I love some of the character actors in the show — Miguel Ferrer, David L. Lander (Squiggy!), Marvin Kaplan, Sydney Lassick, Tracey Walter  — but the show is way too broad and goofy. Only three of the seven episodes aired on ABC, but all seven are now on YT. This is by far the best, and not just because it has a beatnik dancer as the guest star on the variety show:



Lynch has been justifiably proud of three of his early shorts — “Six Men Getting Sick,” “Alphabet,” and “The Grandmother” — and collected them in the one DVD of shorts that he released (and also allowed them to be included as bonuses on the Eraserhead Criterion DVD).

Three other rarities only appeared on the “Lime Green Set.” The first of these is the very primitive but totally Lynchian “Absurd Encounter with Fear” (1967) His then-wife Peggy is the girl in the grass.



“Fictitious Anacin commercial” (also '67) is the second rarity.
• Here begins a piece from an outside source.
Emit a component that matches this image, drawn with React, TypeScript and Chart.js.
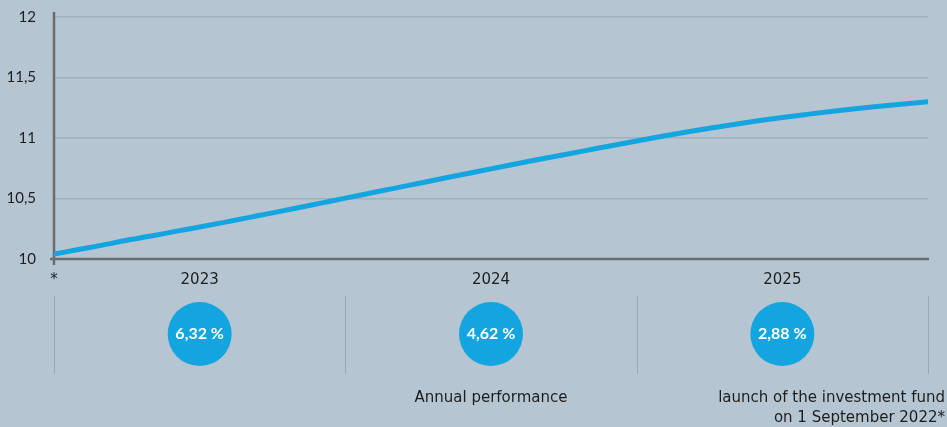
import React, { useEffect, useRef } from "react";
import { Chart, registerables } from "chart.js";

Chart.register(...registerables);

const months = [0, 1, 2, 3, 4, 5, 6, 7, 8, 9, 10, 11, 12, 13, 14, 15, 16, 17, 18, 19, 20, 21, 22, 23, 24, 25, 26, 27, 28, 29, 30, 31, 32, 33, 34, 35, 36];
const navValues = [10.04, 10.078, 10.115, 10.155, 10.19, 10.228, 10.265, 10.303, 10.342, 10.381, 10.421, 10.462, 10.503, 10.543, 10.584, 10.624, 10.665, 10.705, 10.745, 10.785, 10.824, 10.862, 10.9, 10.938, 10.975, 11.012, 11.047, 11.08, 11.112, 11.142, 11.17, 11.195, 11.219, 11.241, 11.262, 11.281, 11.3];
const yearBounds = [0, 12, 24, 36];
const yearLabels = ["2023", "2024", "2025"];
const yearReturns = ["6,32 %", "4,62 %", "2,88 %"];
const yMin = 10;
const yMax = 12;
const yStep = 0.5;
const legendLeft = "Annual performance";
const legendRight = ["launch of the investment fund", "on 1 September 2022*"];

const BG = "#b5c5d1";
const BLUE = "#13a5df";
const AXIS = "#6a6d70";
const GRID = "#9fb0bd";
const SEP = "#97a8b6";
const TEXT = "#1e1e1e";
const FONT = "Lato, 'Noto Sans', sans-serif";
const WIDE = "'DejaVu Sans', sans-serif";

const decor = {
  id: "decor",
  beforeDatasetsDraw(chart: any) {
    const { ctx, chartArea } = chart;
    ctx.save();
    ctx.strokeStyle = AXIS;
    ctx.lineWidth = 2.5;
    ctx.beginPath();
    ctx.moveTo(chartArea.left - 4, chartArea.bottom);
    ctx.lineTo(chartArea.right + 1, chartArea.bottom);
    ctx.stroke();
    ctx.beginPath();
    ctx.moveTo(chartArea.left, chartArea.top - 5);
    ctx.lineTo(chartArea.left, chartArea.bottom + 6);
    ctx.stroke();
    ctx.restore();
  },
  afterDraw(chart: any) {
    const { ctx, chartArea, width } = chart;
    const xs = chart.scales.x;
    ctx.save();
    ctx.fillStyle = TEXT;
    ctx.font = `15px ${WIDE}`;
    ctx.textAlign = "center";
    ctx.textBaseline = "middle";
    ctx.fillText("*", chartArea.left, chartArea.bottom + 21);
    ctx.strokeStyle = SEP;
    ctx.lineWidth = 1;
    yearBounds.forEach((m) => {
      const x = Math.round(xs.getPixelForValue(m)) + 0.5;
      ctx.beginPath();
      ctx.moveTo(x, chartArea.bottom + 37);
      ctx.lineTo(x, chartArea.bottom + 115);
      ctx.stroke();
    });
    yearLabels.forEach((lab, i) => {
      const cx = xs.getPixelForValue((yearBounds[i] + yearBounds[i + 1]) / 2);
      ctx.fillStyle = TEXT;
      ctx.font = `15px ${WIDE}`;
      ctx.textAlign = "center";
      ctx.textBaseline = "middle";
      ctx.fillText(lab, cx, chartArea.bottom + 21);
      ctx.fillStyle = BLUE;
      ctx.beginPath();
      ctx.arc(cx, chartArea.bottom + 75, 32, 0, Math.PI * 2);
      ctx.fill();
      ctx.fillStyle = "#ffffff";
      ctx.font = `bold 16px ${FONT}`;
      ctx.fillText(yearReturns[i], cx, chartArea.bottom + 75);
    });
    ctx.fillStyle = TEXT;
    ctx.font = `15px ${WIDE}`;
    ctx.textBaseline = "middle";
    ctx.textAlign = "center";
    const mid = xs.getPixelForValue((yearBounds[1] + yearBounds[2]) / 2);
    ctx.fillText(legendLeft, mid, chartArea.bottom + 139);
    ctx.textAlign = "right";
    ctx.fillText(legendRight[0], width - 2, chartArea.bottom + 139);
    ctx.fillText(legendRight[1], width - 2, chartArea.bottom + 159);
    ctx.restore();
  },
};

export default function App() {
  const ref = useRef<HTMLCanvasElement>(null);
  useEffect(() => {
    if (!ref.current) return;
    const chart = new Chart(ref.current, {
      type: "line",
      data: {
        datasets: [
          {
            data: months.map((m, i) => ({ x: m, y: navValues[i] })),
            borderColor: BLUE,
            borderWidth: 5,
            borderCapStyle: "round",
            borderJoinStyle: "round",
            pointRadius: 0,
            cubicInterpolationMode: "monotone",
            fill: false,
          },
        ],
      },
      options: {
        animation: false,
        responsive: false,
        layout: { padding: { left: 0, right: 19, top: 17, bottom: 168 } },
        plugins: { legend: { display: false }, tooltip: { enabled: false } },
        scales: {
          x: {
            type: "linear",
            min: yearBounds[0],
            max: yearBounds[3],
            display: false,
          },
          y: {
            min: yMin,
            max: yMax,
            afterFit: (s: any) => {
              s.width = 54;
            },
            border: { display: false },
            grid: {
              color: (c: any) => (c.tick && c.tick.value === yMin ? "rgba(0,0,0,0)" : GRID),
              lineWidth: 1.5,
              drawTicks: true,
              tickLength: 18,
              tickColor: "rgba(0,0,0,0)",
            },
            ticks: {
              stepSize: yStep,
              padding: 0,
              color: TEXT,
              font: { size: 15, family: FONT },
              callback: (v: any) => String(v).replace(".", ","),
            },
          },
        },
      },
      plugins: [decor],
    });
    return () => chart.destroy();
  }, []);
  return (
    <div style={{ position: "fixed", left: 0, top: 0, width: 947, height: 427, background: BG }}>
      <canvas ref={ref} width={947} height={427} />
    </div>
  );
}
The star is a young Jack Fisk, noted production designer (for Lynch, Malick, etc).



“Sailing with Bushnell Keeler” ('67 again) is a home movie shot and edited by Lynch. There is a quick glance of young Lynch, with his always-impressive full head of hair. Forget friendly, odd remarks, forget coffee, you can even forget smoking — the hair is probably his most-recognized attribute.